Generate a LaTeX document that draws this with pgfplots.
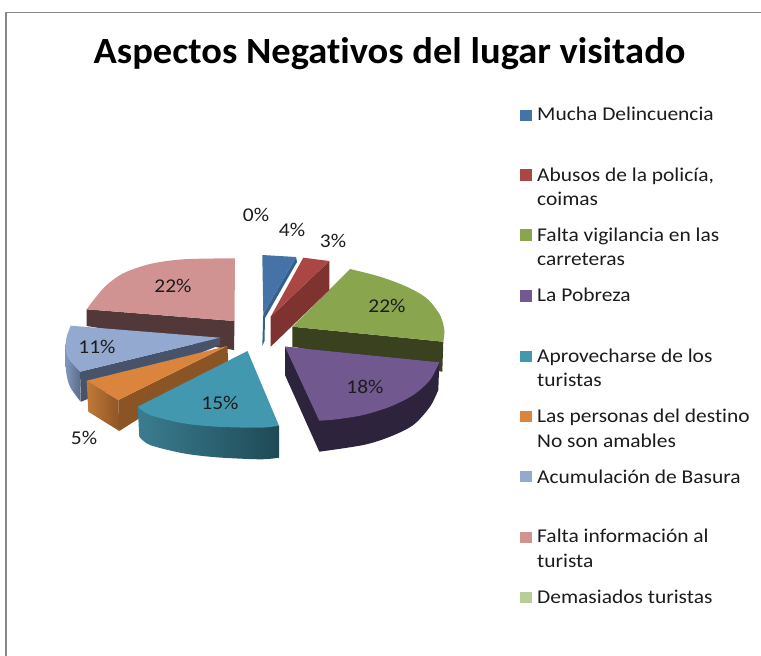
\documentclass[border=0pt]{standalone}
\usepackage{graphicx}
\usepackage{fontspec}
\setmainfont{Carlito}[Ligatures=NoCommon]
\usepackage{pgfplots}
\pgfplotsset{compat=1.18}
\definecolor{txt}{HTML}{1C1C1C}
\definecolor{bluetop}{HTML}{4573A7}
\definecolor{blueside}{HTML}{34608F}
\definecolor{redtop}{HTML}{AA4644}
\definecolor{redside}{HTML}{7F3331}
\definecolor{greentop}{HTML}{89A54E}
\definecolor{greenside}{HTML}{3A411F}
\definecolor{purpletop}{HTML}{71588F}
\definecolor{purpleside}{HTML}{2E233D}
\definecolor{tealtop}{HTML}{4198AF}
\definecolor{tealrimA}{HTML}{3A7D90}
\definecolor{tealrimB}{HTML}{1F4A56}
\definecolor{ortop}{HTML}{DB843D}
\definecolor{orside}{HTML}{8A5424}
\definecolor{orrimA}{HTML}{C07A38}
\definecolor{orrimB}{HTML}{8F5526}
\definecolor{lbtop}{HTML}{93A9CF}
\definecolor{lbside}{HTML}{47536B}
\definecolor{lbrimA}{HTML}{8097BD}
\definecolor{lbrimB}{HTML}{5A6B88}
\definecolor{pinktop}{HTML}{D19392}
\definecolor{pinkside}{HTML}{533839}
\definecolor{lgreen}{HTML}{B9CD96}
\definecolor{frame}{HTML}{868686}
\newcommand{\leg}[3]{\node[anchor=base west,inner sep=0pt,text=txt] at (axis cs:#1,#2) {\fontsize{19.5}{19.5}\selectfont\scalebox{1.1}[1]{#3}};}
\newcommand{\pct}[3]{\node[anchor=base,inner sep=0pt,text=txt] at (axis cs:#1,#2) {\fontsize{19.5}{19.5}\selectfont\scalebox{1.1}[1]{#3}};}
\begin{document}
\begin{tikzpicture}
\begin{axis}[
  scale only axis, width=761pt, height=656pt,
  xmin=0, xmax=761, ymin=0, ymax=656, y dir=reverse,
  axis lines=none, ticks=none, clip=true, no markers,
  every axis plot/.append style={draw=none, solid},
]
% page background and frame
\addplot[fill=white] coordinates {(0,0) (761,0) (761,656) (0,656)} --cycle;
\addplot[draw=frame, line width=1.5pt] coordinates {(6,656) (6,12.5) (761,12.5)};

% the coordinates of a smooth plot are the arc, the rest of the slice follows it
% pink, 22%
\addplot[fill=pinkside] coordinates {(86.7,309.3) (234.5,321) (234,350) (86.7,326)} --cycle;
\addplot[smooth, fill=pinktop] coordinates {(86.7,309.3) (95,298.3) (106.7,285) (123.3,273.3) (150,264) (183.3,259.3) (235,258.3)} -- (axis cs:234.5,321) --cycle;
% light blue, 11%
\addplot[smooth, left color=lbrimA, right color=lbrimB] coordinates {(80.7,401.7) (70,386.7) (65.9,370) (65.7,344)} -- (axis cs:80,371.7) --cycle;
\addplot[fill=lbside] coordinates {(80,371.7) (220,337.7) (220,345) (81,401.7)} --cycle;
\addplot[smooth, fill=lbtop] coordinates {(70.7,325.7) (66.7,336.7) (65.7,346.7) (68.3,358.3) (80,371.7)} -- (axis cs:220,337.7) --cycle;
% orange, 5%
\addplot[left color=orrimA, right color=orrimB] coordinates {(86.7,380.7) (118.3,400) (119.3,431) (88.3,411.7)} --cycle;
\addplot[fill=orside] coordinates {(118.3,400) (227.3,346) (228.3,361.7) (119.3,431)} --cycle;
\addplot[fill=ortop] coordinates {(86.7,380.7) (118.3,400) (227.3,346)} --cycle;
% teal, 15%
\addplot[smooth, left color=tealrimA, right color=tealrimB] coordinates {(279,457.7) (260,459.3) (216.7,457.3) (183.3,453.3) (150,445) (139.3,436.7)} -- (axis cs:137.7,406.7) -- (axis cs:279,425.7) --cycle;
\addplot[smooth, fill=tealtop] coordinates {(137.7,406.7) (150,415) (183.3,423.3) (216.7,426.7) (260,427.7) (279,425.7)} -- (axis cs:247.5,351) --cycle;
% green, 22%
\addplot[fill=greenside] coordinates {(292.3,326.7) (443.3,341.7) (442.3,371.7) (292.3,346.7)} --cycle;
\addplot[smooth, fill=greentop] coordinates {(443.3,341.7) (444.3,330) (440,315) (426.7,298.3) (406.7,286.7) (380,276.7) (350,269)} -- (axis cs:292.3,326.7) --cycle;
% purple, 18%
\addplot[smooth, fill=purpleside] coordinates {(319.3,451.7) (363.3,445) (390,436.7) (413.3,425) (430,406.7) (438.3,390)} -- (axis cs:439.3,362.3) -- (axis cs:285,346.7) -- (axis cs:285,375) --cycle;
\addplot[smooth, fill=purpletop] coordinates {(439.3,362.3) (430,380) (413.3,395) (390,406.7) (363.3,415) (336.7,419.3) (319.3,420.7)} -- (axis cs:285,346.7) --cycle;
% blue, 4%
\addplot[fill=blueside] coordinates {(296,257) (263.3,314) (262.3,346) (264.5,341) (265,318) (297,262)} --cycle;
\addplot[fill=bluetop] coordinates {(262.3,255) (296,257) (263.3,314)} --cycle;
% red, 3%
\addplot[fill=redside] coordinates {(329.3,261) (270.7,316.7) (270.7,346.7) (329.3,290)} --cycle;
\addplot[fill=redtop] coordinates {(303.3,257.7) (329.3,261) (270.7,316.7)} --cycle;

% legend keys
\addplot[fill=bluetop] coordinates {(520,110) (532,110) (532,121) (520,121)} --cycle;
\addplot[fill=redtop] coordinates {(520,169) (532,169) (532,181) (520,181)} --cycle;
\addplot[fill=greentop] coordinates {(520,229) (532,229) (532,241) (520,241)} --cycle;
\addplot[fill=purpletop] coordinates {(520,290) (532,290) (532,302) (520,302)} --cycle;
\addplot[fill=tealtop] coordinates {(520,351) (532,351) (532,362) (520,362)} --cycle;
\addplot[fill=ortop] coordinates {(520,411) (532,411) (532,422) (520,422)} --cycle;
\addplot[fill=lbtop] coordinates {(520,471) (532,471) (532,482) (520,482)} --cycle;
\addplot[fill=pinktop] coordinates {(520,532) (532,532) (532,543) (520,543)} --cycle;
\addplot[fill=lgreen] coordinates {(520,592) (532,592) (532,603) (520,603)} --cycle;

\node[anchor=base,inner sep=0pt,text=black] at (axis cs:389.5,63) {\fontsize{37}{37}\selectfont\bfseries\scalebox{1.04}[1]{Aspectos Negativos del lugar visitado}};

\leg{537}{120}{Mucha Delincuencia}
\leg{537}{181}{Abusos de la policía,}
\leg{537}{205}{coimas}
\leg{537}{241}{Falta vigilancia en las}
\leg{537}{265}{carreteras}
\leg{537}{301}{La Pobreza}
\leg{537}{362}{Aprovecharse de los}
\leg{537}{386}{turistas}
\leg{537}{422}{Las personas del destino}
\leg{537}{447}{No son amables}
\leg{537}{483}{Acumulación de Basura}
\leg{537}{542}{Falta información al}
\leg{537}{567}{turista}
\leg{537}{603}{Demasiados turistas}

\pct{256}{221}{0\%}
\pct{292}{236}{4\%}
\pct{333}{247}{3\%}
\pct{173}{292}{22\%}
\pct{387}{312}{22\%}
\pct{365}{393}{18\%}
\pct{220}{409}{15\%}
\pct{97}{353}{11\%}
\pct{84}{444}{5\%}
\end{axis}
\end{tikzpicture}
\end{document}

* [Exercise prompt] Repeat the data exactly, without the pictures.

* [Written solution]
Generate a LaTeX document that draws this with pgfplots.
\documentclass[border=0pt]{standalone}
\usepackage{graphicx}
\usepackage{fontspec}
\setmainfont{Carlito}[Ligatures=NoCommon]
\usepackage{pgfplots}
\pgfplotsset{compat=1.18}
\definecolor{txt}{HTML}{1C1C1C}
\definecolor{bluetop}{HTML}{4573A7}
\definecolor{blueside}{HTML}{34608F}
\definecolor{redtop}{HTML}{AA4644}
\definecolor{redside}{HTML}{7F3331}
\definecolor{greentop}{HTML}{89A54E}
\definecolor{greenside}{HTML}{3A411F}
\definecolor{purpletop}{HTML}{71588F}
\definecolor{purpleside}{HTML}{2E233D}
\definecolor{tealtop}{HTML}{4198AF}
\definecolor{tealrimA}{HTML}{3A7D90}
\definecolor{tealrimB}{HTML}{1F4A56}
\definecolor{ortop}{HTML}{DB843D}
\definecolor{orside}{HTML}{8A5424}
\definecolor{orrimA}{HTML}{C07A38}
\definecolor{orrimB}{HTML}{8F5526}
\definecolor{lbtop}{HTML}{93A9CF}
\definecolor{lbside}{HTML}{47536B}
\definecolor{lbrimA}{HTML}{8097BD}
\definecolor{lbrimB}{HTML}{5A6B88}
\definecolor{pinktop}{HTML}{D19392}
\definecolor{pinkside}{HTML}{533839}
\definecolor{lgreen}{HTML}{B9CD96}
\definecolor{frame}{HTML}{868686}
\newcommand{\leg}[3]{\node[anchor=base west,inner sep=0pt,text=txt] at (axis cs:#1,#2) {\fontsize{19.5}{19.5}\selectfont\scalebox{1.1}[1]{#3}};}
\newcommand{\pct}[3]{\node[anchor=base,inner sep=0pt,text=txt] at (axis cs:#1,#2) {\fontsize{19.5}{19.5}\selectfont\scalebox{1.1}[1]{#3}};}
\begin{document}
\begin{tikzpicture}
\begin{axis}[
  scale only axis, width=761pt, height=656pt,
  xmin=0, xmax=761, ymin=0, ymax=656, y dir=reverse,
  axis lines=none, ticks=none, clip=true, no markers,
  every axis plot/.append style={draw=none, solid},
]
% page background and frame
\addplot[fill=white] coordinates {(0,0) (761,0) (761,656) (0,656)} --cycle;
\addplot[draw=frame, line width=1.5pt] coordinates {(6,656) (6,12.5) (761,12.5)};

% the coordinates of a smooth plot are the arc, the rest of the slice follows it
% pink, 22%
\addplot[fill=pinkside] coordinates {(86.7,309.3) (234.5,321) (234,350) (86.7,326)} --cycle;
\addplot[smooth, fill=pinktop] coordinates {(86.7,309.3) (95,298.3) (106.7,285) (123.3,273.3) (150,264) (183.3,259.3) (235,258.3)} -- (axis cs:234.5,321) --cycle;
% light blue, 11%
\addplot[smooth, left color=lbrimA, right color=lbrimB] coordinates {(80.7,401.7) (70,386.7) (65.9,370) (65.7,344)} -- (axis cs:80,371.7) --cycle;
\addplot[fill=lbside] coordinates {(80,371.7) (220,337.7) (220,345) (81,401.7)} --cycle;
\addplot[smooth, fill=lbtop] coordinates {(70.7,325.7) (66.7,336.7) (65.7,346.7) (68.3,358.3) (80,371.7)} -- (axis cs:220,337.7) --cycle;
% orange, 5%
\addplot[left color=orrimA, right color=orrimB] coordinates {(86.7,380.7) (118.3,400) (119.3,431) (88.3,411.7)} --cycle;
\addplot[fill=orside] coordinates {(118.3,400) (227.3,346) (228.3,361.7) (119.3,431)} --cycle;
\addplot[fill=ortop] coordinates {(86.7,380.7) (118.3,400) (227.3,346)} --cycle;
% teal, 15%
\addplot[smooth, left color=tealrimA, right color=tealrimB] coordinates {(279,457.7) (260,459.3) (216.7,457.3) (183.3,453.3) (150,445) (139.3,436.7)} -- (axis cs:137.7,406.7) -- (axis cs:279,425.7) --cycle;
\addplot[smooth, fill=tealtop] coordinates {(137.7,406.7) (150,415) (183.3,423.3) (216.7,426.7) (260,427.7) (279,425.7)} -- (axis cs:247.5,351) --cycle;
% green, 22%
\addplot[fill=greenside] coordinates {(292.3,326.7) (443.3,341.7) (442.3,371.7) (292.3,346.7)} --cycle;
\addplot[smooth, fill=greentop] coordinates {(443.3,341.7) (444.3,330) (440,315) (426.7,298.3) (406.7,286.7) (380,276.7) (350,269)} -- (axis cs:292.3,326.7) --cycle;
% purple, 18%
\addplot[smooth, fill=purpleside] coordinates {(319.3,451.7) (363.3,445) (390,436.7) (413.3,425) (430,406.7) (438.3,390)} -- (axis cs:439.3,362.3) -- (axis cs:285,346.7) -- (axis cs:285,375) --cycle;
\addplot[smooth, fill=purpletop] coordinates {(439.3,362.3) (430,380) (413.3,395) (390,406.7) (363.3,415) (336.7,419.3) (319.3,420.7)} -- (axis cs:285,346.7) --cycle;
% blue, 4%
\addplot[fill=blueside] coordinates {(296,257) (263.3,314) (262.3,346) (264.5,341) (265,318) (297,262)} --cycle;
\addplot[fill=bluetop] coordinates {(262.3,255) (296,257) (263.3,314)} --cycle;
% red, 3%
\addplot[fill=redside] coordinates {(329.3,261) (270.7,316.7) (270.7,346.7) (329.3,290)} --cycle;
\addplot[fill=redtop] coordinates {(303.3,257.7) (329.3,261) (270.7,316.7)} --cycle;

% legend keys
\addplot[fill=bluetop] coordinates {(520,110) (532,110) (532,121) (520,121)} --cycle;
\addplot[fill=redtop] coordinates {(520,169) (532,169) (532,181) (520,181)} --cycle;
\addplot[fill=greentop] coordinates {(520,229) (532,229) (532,241) (520,241)} --cycle;
\addplot[fill=purpletop] coordinates {(520,290) (532,290) (532,302) (520,302)} --cycle;
\addplot[fill=tealtop] coordinates {(520,351) (532,351) (532,362) (520,362)} --cycle;
\addplot[fill=ortop] coordinates {(520,411) (532,411) (532,422) (520,422)} --cycle;
\addplot[fill=lbtop] coordinates {(520,471) (532,471) (532,482) (520,482)} --cycle;
\addplot[fill=pinktop] coordinates {(520,532) (532,532) (532,543) (520,543)} --cycle;
\addplot[fill=lgreen] coordinates {(520,592) (532,592) (532,603) (520,603)} --cycle;

\node[anchor=base,inner sep=0pt,text=black] at (axis cs:389.5,63) {\fontsize{37}{37}\selectfont\bfseries\scalebox{1.04}[1]{Aspectos Negativos del lugar visitado}};

\leg{537}{120}{Mucha Delincuencia}
\leg{537}{181}{Abusos de la policía,}
\leg{537}{205}{coimas}
\leg{537}{241}{Falta vigilancia en las}
\leg{537}{265}{carreteras}
\leg{537}{301}{La Pobreza}
\leg{537}{362}{Aprovecharse de los}
\leg{537}{386}{turistas}
\leg{537}{422}{Las personas del destino}
\leg{537}{447}{No son amables}
\leg{537}{483}{Acumulación de Basura}
\leg{537}{542}{Falta información al}
\leg{537}{567}{turista}
\leg{537}{603}{Demasiados turistas}

\pct{256}{221}{0\%}
\pct{292}{236}{4\%}
\pct{333}{247}{3\%}
\pct{173}{292}{22\%}
\pct{387}{312}{22\%}
\pct{365}{393}{18\%}
\pct{220}{409}{15\%}
\pct{97}{353}{11\%}
\pct{84}{444}{5\%}
\end{axis}
\end{tikzpicture}
\end{document}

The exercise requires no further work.